I have decided on a project to create a data base for myself as a project to figure out the ins and outs of this process. To do this I have decided upon a project that interests me both personally and professionally. So to start this process out I have made a rough outline of what the scope of this project will do and a simple flow chart to help me figure out steps. I have done a similar project in the past but this one will be done by working in file types that I have no previous experience in and in MsSql which I have very limited experience with.

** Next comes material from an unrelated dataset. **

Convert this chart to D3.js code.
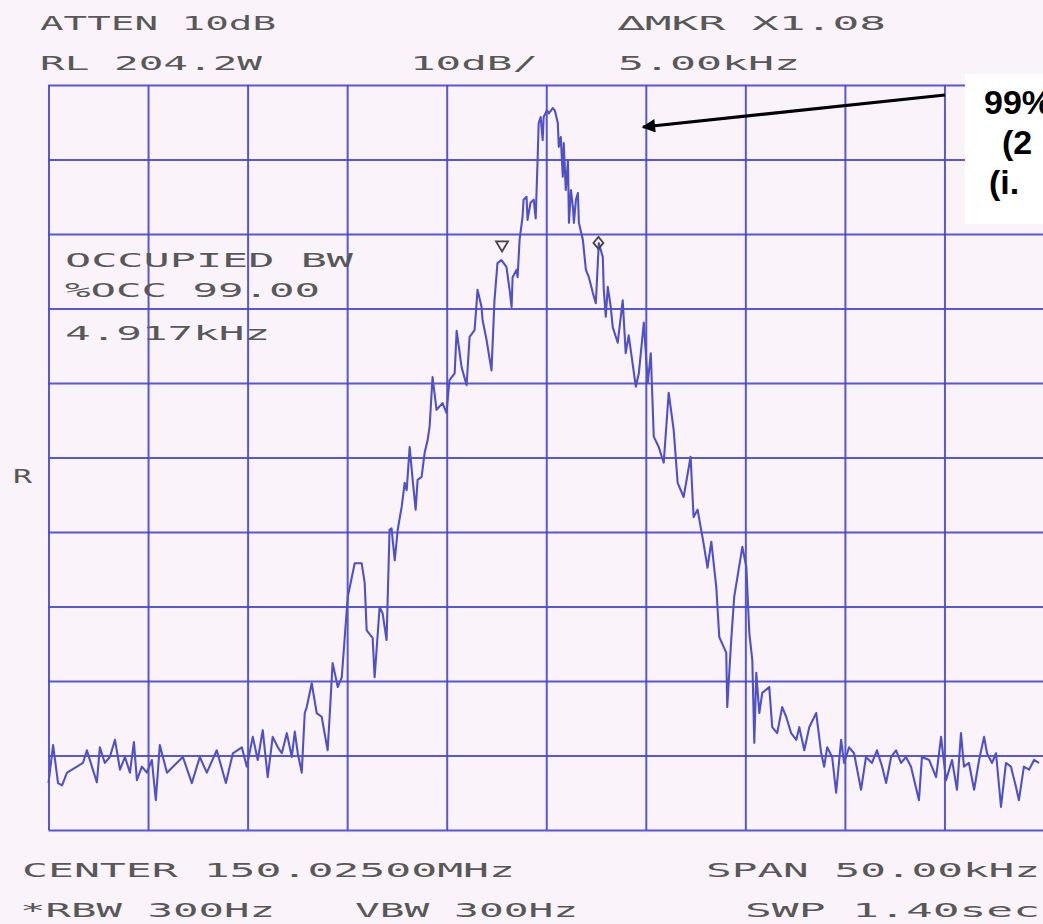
<!DOCTYPE html>
<html>
<head>
<meta charset="utf-8">
<script src="https://cdn.jsdelivr.net/npm/d3@7"></script>
<style>
  html, body { margin: 0; padding: 0; background: #faf3fa; overflow: hidden; }
  svg { display: block; }
  .hp { font-family: "DejaVu Sans Mono", monospace; fill: #585858; font-size: 20px; }
  .note { font-family: "Liberation Sans", Arial, sans-serif; font-weight: bold; font-size: 34px; fill: #000; }
</style>
</head>
<body>
<div id="chart"></div>
<script>
// spectrum analyser screen, span 50 kHz, 10 dB/div
const freqTicks = [-25, -20, -15, -10, -5, 0, 5, 10, 15, 20, 25];   // kHz offset from centre
const levelTicks = [-100, -90, -80, -70, -60, -50, -40, -30, -20, -10, 0]; // dB below RL

// trace: [kHz offset, dB rel. RL]
const trace = [
  [-25.0, -93.7], [-24.77, -88.6], [-24.52, -93.7], [-24.32, -94.0], [-24.07, -92.3],
  [-23.57, -91.5], [-23.27, -91.0], [-23.07, -89.3], [-22.82, -91.5], [-22.57, -93.6],
  [-22.42, -88.9], [-22.17, -91.0], [-21.92, -90.2], [-21.66, -87.9], [-21.41, -91.9],
  [-21.16, -90.2], [-20.91, -92.3], [-20.71, -88.2], [-20.56, -93.3], [-20.31, -91.5],
  [-20.06, -92.3], [-19.81, -90.6], [-19.61, -96.0], [-19.41, -88.6], [-19.05, -92.3],
  [-18.75, -91.5], [-18.25, -90.2], [-17.80, -93.7], [-17.40, -90.2], [-17.05, -92.3],
  [-16.55, -89.3], [-16.09, -93.7], [-15.74, -89.7], [-15.29, -88.9], [-15.04, -91.5],
  [-14.74, -87.5], [-14.49, -90.6], [-14.24, -86.6], [-13.99, -92.9], [-13.74, -87.5],
  [-13.48, -88.9], [-13.28, -89.7], [-13.03, -87.0], [-12.78, -90.2], [-12.63, -86.8],
  [-12.48, -89.7], [-12.28, -92.3], [-12.13, -84.3], [-12.03, -83.5], [-11.78, -80.3],
  [-11.53, -84.3], [-11.28, -84.8], [-10.98, -89.3], [-10.88, -84.8], [-10.73, -77.6],
  [-10.47, -80.8], [-10.27, -79.5], [-9.97, -68.7], [-9.62, -64.2], [-9.27, -64.2],
  [-9.12, -66.8], [-9.02, -73.2], [-8.72, -74.2], [-8.62, -79.5], [-8.37, -70.1],
  [-8.22, -70.9], [-8.02, -74.5], [-7.87, -59.7], [-7.77, -59.5], [-7.61, -63.8],
  [-7.46, -59.7], [-7.26, -56.6], [-7.11, -53.4], [-7.01, -54.4], [-6.86, -48.6],
  [-6.71, -53.0], [-6.56, -57.0], [-6.46, -53.0], [-6.26, -52.6], [-6.11, -49.4],
  [-5.96, -47.7], [-5.86, -45.9], [-5.71, -39.2], [-5.51, -43.6], [-5.21, -42.7],
  [-5.01, -44.0], [-4.86, -39.6], [-4.60, -38.7], [-4.50, -33.0], [-4.25, -37.9],
  [-4.00, -40.3], [-3.85, -33.8], [-3.60, -32.9], [-3.45, -27.5], [-3.25, -29.8],
  [-3.20, -31.5], [-3.00, -34.2], [-2.75, -38.3], [-2.60, -28.9], [-2.45, -23.9],
  [-2.25, -23.5], [-2.00, -24.4], [-1.84, -27.5], [-1.74, -29.8], [-1.69, -25.8],
  [-1.49, -24.8], [-1.44, -25.8], [-1.34, -20.8], [-1.19, -17.7], [-1.14, -15.4],
  [-0.99, -15.0], [-0.94, -18.1], [-0.79, -15.8], [-0.63, -15.4], [-0.53, -17.9],
  [-0.43, -9.7], [-0.38, -5.1], [-0.28, -4.3], [-0.18, -7.4], [-0.13, -4.3],
  [0.03, -3.4], [0.13, -3.8], [0.33, -3.1], [0.43, -3.4], [0.58, -5.1],
  [0.63, -8.3], [0.73, -7.0], [0.83, -12.3], [0.88, -7.8], [0.98, -14.1],
  [1.09, -10.1], [1.14, -18.5], [1.24, -14.1], [1.34, -16.4], [1.39, -18.5],
  [1.49, -15.4], [1.59, -14.5], [1.64, -18.5], [1.84, -20.8], [1.99, -24.8],
  [2.14, -25.8], [2.34, -27.9], [2.49, -29.3], [2.64, -21.2], [2.84, -23.1],
  [2.89, -27.5], [2.99, -31.1], [3.09, -27.1], [3.24, -29.8], [3.34, -32.5],
  [3.59, -34.6], [3.84, -28.9], [3.99, -36.0], [4.14, -33.6], [4.50, -40.5],
  [4.65, -38.7], [4.90, -31.9], [5.10, -40.0], [5.25, -36.0], [5.40, -47.2],
  [5.65, -48.6], [5.90, -50.7], [6.15, -41.3], [6.40, -46.3], [6.60, -53.4],
  [6.90, -55.3], [7.25, -49.9], [7.40, -58.0], [7.60, -57.0], [7.90, -61.5],
  [8.10, -64.8], [8.29, -61.3], [8.54, -67.4], [8.69, -74.1], [9.04, -76.2],
  [9.09, -83.5], [9.29, -74.5], [9.44, -68.7], [9.85, -62.0], [10.05, -64.7],
  [10.20, -73.6], [10.35, -77.2], [10.45, -88.3], [10.55, -78.9], [10.70, -84.3],
  [10.85, -81.6], [11.20, -80.8], [11.35, -86.2], [11.60, -87.0], [11.85, -83.5],
  [12.05, -84.8], [12.30, -87.0], [12.56, -87.9], [12.71, -86.2], [12.96, -89.3],
  [13.21, -86.2], [13.56, -84.3], [13.81, -89.7], [13.96, -91.5], [14.11, -88.9],
  [14.36, -90.2], [14.56, -95.0], [14.81, -87.9], [14.96, -91.0], [15.21, -88.9],
  [15.46, -89.7], [15.81, -94.6], [16.06, -90.2], [16.36, -91.0], [16.61, -89.3],
  [16.87, -91.5], [17.07, -93.7], [17.32, -90.2], [17.57, -89.3], [17.82, -91.0],
  [18.07, -90.2], [18.32, -91.5], [18.72, -96.0], [18.87, -90.2], [19.23, -90.6],
  [19.58, -92.9], [19.83, -87.5], [20.08, -93.3], [20.38, -90.6], [20.63, -94.6],
  [20.83, -87.0], [20.98, -91.5], [21.23, -91.0], [21.49, -94.6], [21.74, -90.6],
  [21.99, -87.5], [22.14, -89.7], [22.39, -91.0], [22.59, -89.7], [22.84, -96.9],
  [23.09, -91.0], [23.34, -91.5], [23.59, -94.2], [23.74, -96.0], [23.99, -91.5],
  [24.25, -91.9], [24.50, -90.6], [24.75, -91.0]
];

// occupied-bandwidth markers (kHz offset, level, symbol)
const markers = [
  { f: -2.22, db: -22.2, shape: 'tri' },
  { f: 2.62, db: -21.2, shape: 'diamond' }
];

// analyser annotations: [text, x, baseline y, width]
const hpLabels = [
  ['ATTEN 10dB', 40, 30, 236],
  ['RL 204.2W', 40, 70, 222],
  ['10dB/', 410, 70, 128],
  ['\u2206MKR X1.08', 618, 30, 268],
  ['5.00kHz', 618, 70, 182],
  ['OCCUPIED BW', 65, 267, 288],
  ['%OCC 99.00', 65, 297, 255],
  ['4.917kHz', 65, 340, 205],
  ['R', 13, 483, 19],
  ['CENTER 150.02500MHz', 22, 877, 493],
  ['SPAN 50.00kHz', 706, 877, 334],
  ['*RBW 300Hz', 20, 917, 255],
  ['VBW 300Hz', 355, 917, 223],
  ['SWP 1.40sec', 745, 917, 295]
];

const noteLines = ['99%', '(2', '(i.'];

const W = 1043, H = 924;
const svg = d3.select('#chart').append('svg')
  .attr('width', W)
  .attr('height', H);

const x = d3.scaleLinear().domain([-25, 25]).range([48.5, 1044]);
const y = d3.scaleLinear().domain([-100, 0]).range([830, 85]);

const gridColor = '#4646cf';

// graticule
const gx = svg.append('g')
  .attr('transform', `translate(0,${y(-100)})`)
  .call(d3.axisBottom(x).tickValues(freqTicks).tickSize(-(y(-100) - y(0))).tickFormat('').tickSizeOuter(0));
const gy = svg.append('g')
  .attr('transform', `translate(${x(-25)},0)`)
  .call(d3.axisLeft(y).tickValues(levelTicks).tickSize(-(x(25) - x(-25))).tickFormat('').tickSizeOuter(0));
[gx, gy].forEach(g => {
  g.select('.domain').remove();
  g.selectAll('line').attr('stroke', gridColor).attr('stroke-width', 2).attr('opacity', 0.9);
});

// trace
const line = d3.line()
  .x(d => x(d[0]))
  .y(d => y(d[1]));

svg.append('path')
  .datum(trace)
  .attr('d', line)
  .attr('fill', 'none')
  .attr('stroke', '#5151c6')
  .attr('stroke-width', 2.1)
  .attr('stroke-linejoin', 'round');

// markers
markers.forEach(m => {
  const mx = x(m.f), my = y(m.db);
  if (m.shape === 'tri') {
    svg.append('path')
      .attr('d', `M${mx - 6},${my - 9} L${mx + 6},${my - 9} L${mx},${my + 1} Z`)
      .attr('fill', 'none').attr('stroke', '#444').attr('stroke-width', 1.8);
  } else {
    svg.append('path')
      .attr('d', `M${mx},${my - 6} L${mx + 5},${my} L${mx},${my + 6} L${mx - 5},${my} Z`)
      .attr('fill', 'none').attr('stroke', '#444').attr('stroke-width', 1.8);
  }
});

// analyser text
svg.selectAll('text.hp')
  .data(hpLabels)
  .enter().append('text')
  .attr('class', 'hp')
  .attr('x', d => d[1])
  .attr('y', d => d[2])
  .attr('textLength', d => d[3])
  .attr('lengthAdjust', 'spacingAndGlyphs')
  .text(d => d[0]);

// callout box + arrow
svg.append('rect')
  .attr('x', 965).attr('y', 74)
  .attr('width', 90).attr('height', 150)
  .attr('fill', '#fff');

svg.selectAll('text.note')
  .data(noteLines)
  .enter().append('text')
  .attr('class', 'note')
  .attr('x', (d, i) => [984, 1002, 989][i])
  .attr('y', (d, i) => 114 + i * 40)
  .text(d => d);

svg.append('defs').append('marker')
  .attr('id', 'head')
  .attr('viewBox', '0 0 10 10')
  .attr('refX', 9).attr('refY', 5)
  .attr('markerWidth', 7).attr('markerHeight', 4.2)
  .attr('markerUnits', 'strokeWidth')
  .attr('orient', 'auto')
  .append('path')
  .attr('d', 'M0,0 L10,5 L0,10 Z')
  .attr('fill', '#000');

svg.append('line')
  .attr('x1', 945).attr('y1', 95)
  .attr('x2', 643).attr('y2', 127)
  .attr('stroke', '#000')
  .attr('stroke-width', 3.2)
  .attr('marker-end', 'url(#head)');
</script>
</body>
</html>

This is my rough flow chart and the scope of my project is this: To create a code/ program in python that combs through api dataset comprised of all stocks in the market and filter them for a few things 1. Do they payout dividends(this keeps cash flowing without the sales of the stock) 2. Do they have a net income or revenue(seems simple why invest in a company that is losing money) 3. what exchange are they in (if they aren’t in an exchange that my broker allows me to trade in then why bother worrying about the stock) 4.do they have a surplus of cash/assets on hand in compared to debt(this is to make sure a company can survive a massive economic downturn or adapt quickly to a major market shift among other things(might consider getting rid of this requirement later, to put it bluntly more data is currently needed on business cases in the face of recessions) 5. Is the data up to date(very simple if the stock data is not up to date then it most likely isn’t relevant/ if it is more recent then the data stored within the file already then simply amend the file data of the specific stock) if the data passes these steps then it will be added or amended. This will be done in a while loop to make sure that it combs through the entire stock list available. The information I will save will be 1,stock symbol, 2. full stock name, 3.date, 4. the exchange its listed on, 5 industry, 6.sector, 7.net income, 8. cash on hand, 9. price, 10.dividend, 11.dividend as a percent of price(((div*dividend periods)/price)*100) The file type will be either a csv or excel(more data is needed by me to understand which is better for my purposes) It will be linked and be the basis for a mssql database as I will sort this data in mssql and might later add more relevant data to compare against such as gdp growth data from the U.S. Bureau of Economic Analysis by the U.S. Department of Commerce.